I asked Aniket Bansal, Timberdog’s® Carbon Sequestration Scientist, to conduct a study on how many trees we would have to plant per RuffRest® pet bed sold in order to achieve a carbon negative state. We calculated the carbon footprint of manufacturing the medium sized RuffRest® , taking into account the base materials used (e.g. nylon, polyester, zippers) and aggregated data on garment manufacturing and shipping contributions by cargo weight and mode of transport (e.g. vehicle, aircraft).
Our chosen method of carbon sequestration is tree-planting, and our calculations are based on the White Pine Tree (native to Eastern North America and a tree species commonly studied in research literature). Once we figured out our carbon-neutral baseline (one tree planted per pet bed to sequester carbon for 30 years), we added a tree on top of that to be "net oxygen positive."
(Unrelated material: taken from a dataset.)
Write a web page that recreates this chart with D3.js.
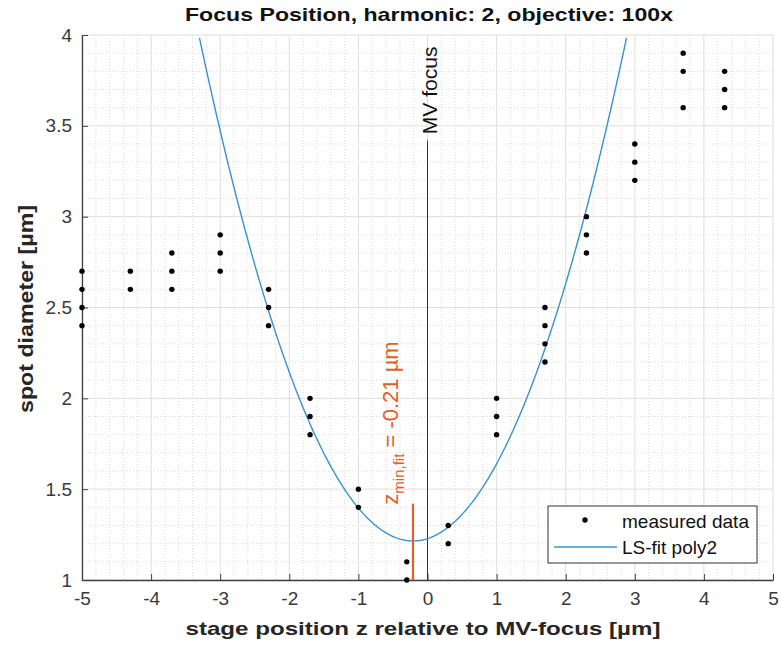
<!DOCTYPE html>
<html><head><meta charset="utf-8">
<script src="https://cdn.jsdelivr.net/npm/d3@7"></script>
<style>body{margin:0;background:#fff}svg{display:block;font-family:"Liberation Sans",Arial,sans-serif}</style>
</head><body><svg id="c" width="781" height="651"></svg>
<script>
// data
const xPositions = [-5, -4.3, -3.7, -3, -2.3, -1.7, -1, -0.3, 0.3, 1, 1.7, 2.3, 3, 3.7, 4.3];
const diameters = [
  [2.7, 2.6, 2.5, 2.4],
  [2.7, 2.6],
  [2.8, 2.7, 2.6],
  [2.9, 2.8, 2.7],
  [2.6, 2.5, 2.4],
  [2.0, 1.9, 1.8],
  [1.5, 1.4],
  [1.1, 1.0],
  [1.3, 1.2],
  [2.0, 1.9, 1.8],
  [2.5, 2.4, 2.3, 2.2],
  [3.0, 2.9, 2.8],
  [3.4, 3.3, 3.2],
  [3.9, 3.8, 3.6],
  [3.8, 3.7, 3.6]
];
// poly2 fit: y = a*(z - zMin)^2 + yMin
const fitCoeffs = {a: 0.29, zMin: -0.21, yMin: 1.215};
const xTicks = [-5, -4, -3, -2, -1, 0, 1, 2, 3, 4, 5];
const yTicks = [1, 1.5, 2, 2.5, 3, 3.5, 4];
const mvFocusTop = 3.42;
const zMinLineTop = 1.42;

const svg = d3.select("#c");
const L = 82, R = 773, T = 35, B = 580;
const x = d3.scaleLinear().domain([-5, 5]).range([L, R]);
const y = d3.scaleLinear().domain([1, 4]).range([B, T]);

// minor grid
const g = svg.append("g");
const minorX = d3.range(-5, 5.001, 0.2).filter(v => Math.abs(v - Math.round(v)) > 1e-6);
const minorY = d3.range(1, 4.001, 0.1).filter(v => Math.abs(v*2 - Math.round(v*2)) > 1e-6);
g.selectAll(".mx").data(minorX).join("line")
  .attr("x1", d => x(d)).attr("x2", d => x(d)).attr("y1", T).attr("y2", B)
  .attr("stroke", "#d0d0d0").attr("stroke-width", 0.8).attr("stroke-dasharray", "1,2");
g.selectAll(".my").data(minorY).join("line")
  .attr("y1", d => y(d)).attr("y2", d => y(d)).attr("x1", L).attr("x2", R)
  .attr("stroke", "#d0d0d0").attr("stroke-width", 0.8).attr("stroke-dasharray", "1,2");
// major grid
g.selectAll(".Mx").data(xTicks).join("line")
  .attr("x1", d => x(d)).attr("x2", d => x(d)).attr("y1", T).attr("y2", B)
  .attr("stroke", "#dedede").attr("stroke-width", 1);
g.selectAll(".My").data(yTicks).join("line")
  .attr("y1", d => y(d)).attr("y2", d => y(d)).attr("x1", L).attr("x2", R)
  .attr("stroke", "#dedede").attr("stroke-width", 1);

// axes
const xAxis = d3.axisBottom(x).tickValues(xTicks).tickSizeInner(-6).tickSizeOuter(0).tickPadding(12).tickFormat(d => String(d));
const yAxis = d3.axisLeft(y).tickValues(yTicks).tickSizeInner(-6).tickSizeOuter(0).tickPadding(10).tickFormat(d => String(d));
const gx = svg.append("g").attr("transform", `translate(0,${B})`).call(xAxis);
const gy = svg.append("g").attr("transform", `translate(${L},0)`).call(yAxis);
[gx, gy].forEach(a => {
  a.select(".domain").attr("stroke", "#404040").attr("stroke-width", 1.3);
  a.selectAll(".tick line").attr("stroke", "#404040");
  a.selectAll(".tick text").attr("fill", "#3a3a3a").style("font-size", "19px").style("font-family", "Liberation Sans, Arial, sans-serif");
});
gx.selectAll(".tick text").attr("dy", "0.71em");

// MV focus line
svg.append("line").attr("x1", x(0)).attr("x2", x(0)).attr("y1", y(1)).attr("y2", y(mvFocusTop))
  .attr("stroke", "#333").attr("stroke-width", 1);
svg.append("text").attr("transform", `translate(${x(0) + 9},${y(mvFocusTop) - 6}) rotate(-90)`)
  .attr("font-size", 20).attr("fill", "#111").attr("textLength", 88).attr("lengthAdjust", "spacingAndGlyphs").text("MV focus");

// fit curve
const zs = d3.range(-5, 5.0001, 0.02);
const curve = zs.map(z => [z, fitCoeffs.a * (z - fitCoeffs.zMin) ** 2 + fitCoeffs.yMin]).filter(p => p[1] <= 4.0);
svg.append("path").datum(curve)
  .attr("d", d3.line().x(d => x(d[0])).y(d => y(d[1])))
  .attr("fill", "none").attr("stroke", "#3a93cc").attr("stroke-width", 1.4);

// zmin line
const orange = "#e0602a";
svg.append("line").attr("x1", x(fitCoeffs.zMin)).attr("x2", x(fitCoeffs.zMin)).attr("y1", y(1)).attr("y2", y(zMinLineTop))
  .attr("stroke", orange).attr("stroke-width", 2.2);
const zt = svg.append("text").attr("transform", `translate(${x(fitCoeffs.zMin) - 15},${y(zMinLineTop) + 1}) rotate(-90)`)
  .attr("font-size", 22).attr("fill", orange);
zt.append("tspan").text("z");
zt.append("tspan").attr("font-size", 15).attr("dy", 6).text("min,fit");
zt.append("tspan").attr("dy", -6).text(" = -0.21 µm");

// points
const pts = [];
xPositions.forEach((xv, i) => diameters[i].forEach(v => pts.push([xv, v])));
svg.append("g").selectAll("circle").data(pts).join("circle")
  .attr("cx", d => x(d[0])).attr("cy", d => y(d[1])).attr("r", 2.7).attr("fill", "#000");

// legend
const lg = svg.append("g");
lg.append("rect").attr("x", 548).attr("y", 506).attr("width", 209).attr("height", 57)
  .attr("fill", "#fff").attr("stroke", "#333").attr("stroke-width", 1);
lg.append("circle").attr("cx", 585).attr("cy", 520).attr("r", 2.7).attr("fill", "#000");
lg.append("line").attr("x1", 554).attr("x2", 617).attr("y1", 547).attr("y2", 547).attr("stroke", "#3a93cc").attr("stroke-width", 1.4);
lg.append("text").attr("x", 622).attr("y", 528).attr("font-size", 19).attr("fill", "#111")
  .attr("textLength", 127).attr("lengthAdjust", "spacingAndGlyphs").text("measured data");
lg.append("text").attr("x", 622).attr("y", 554).attr("font-size", 19).attr("fill", "#111")
  .attr("textLength", 95).attr("lengthAdjust", "spacingAndGlyphs").text("LS-fit poly2");

// titles
svg.append("text").attr("x", 429).attr("y", 21).attr("text-anchor", "middle")
  .attr("font-size", 19).attr("font-weight", "bold").attr("fill", "#111")
  .attr("textLength", 488).attr("lengthAdjust", "spacingAndGlyphs").text("Focus Position, harmonic: 2, objective: 100x");
svg.append("text").attr("x", 423).attr("y", 635).attr("text-anchor", "middle")
  .attr("font-size", 19).attr("font-weight", "bold").attr("fill", "#262626")
  .attr("textLength", 475).attr("lengthAdjust", "spacingAndGlyphs").text("stage position z relative to MV-focus [µm]");
svg.append("text").attr("transform", `translate(33,309) rotate(-90)`).attr("text-anchor", "middle")
  .attr("font-size", 20).attr("font-weight", "bold").attr("fill", "#262626")
  .attr("textLength", 208).attr("lengthAdjust", "spacingAndGlyphs").text("spot diameter [µm]");
</script></body></html>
When starting a plantation for carbon sequestration, we need to consider the water demand of the tree and the availability of water in the region and whether these two variables balance out. Next, we need to keep in mind that most of the carbon sequestered by a tree is incorporated into tree leaves that fall off during the year.
Therefore, we must have a process that does not allow the carbon trapped in these leaves to be recycled back into the atmosphere. Trees also fix a sizable amount of carbon in their various organs like roots, trunks, branches. However, once the tree has grown fully, its carbon sequestration potential declines rapidly. It is thus imperative to have a good tree rotation and timber management policies in place.
This study is our closest existing approximation of carbon emissions and sequestration, in light of variables difficult to account for such as limited data on the best species of tree to plant and the fact that trees give off CO2 at night (thus compounding the difficulty of assessing their overall sequestration values).
The quantity of carbon dioxide sequestered can vary from season to season, year to year, as well. We will keep our study up-to-date as scientific literature continues to be published.
Since Timberdog® is based in California, we won't be planting the Eastern White Pine, but I hope Timberdog® can achieve similar effects with coniferous trees native to the west coast.
Timberdog® will commit a portion of our proceeds to plant two trees for every RuffRest® sold.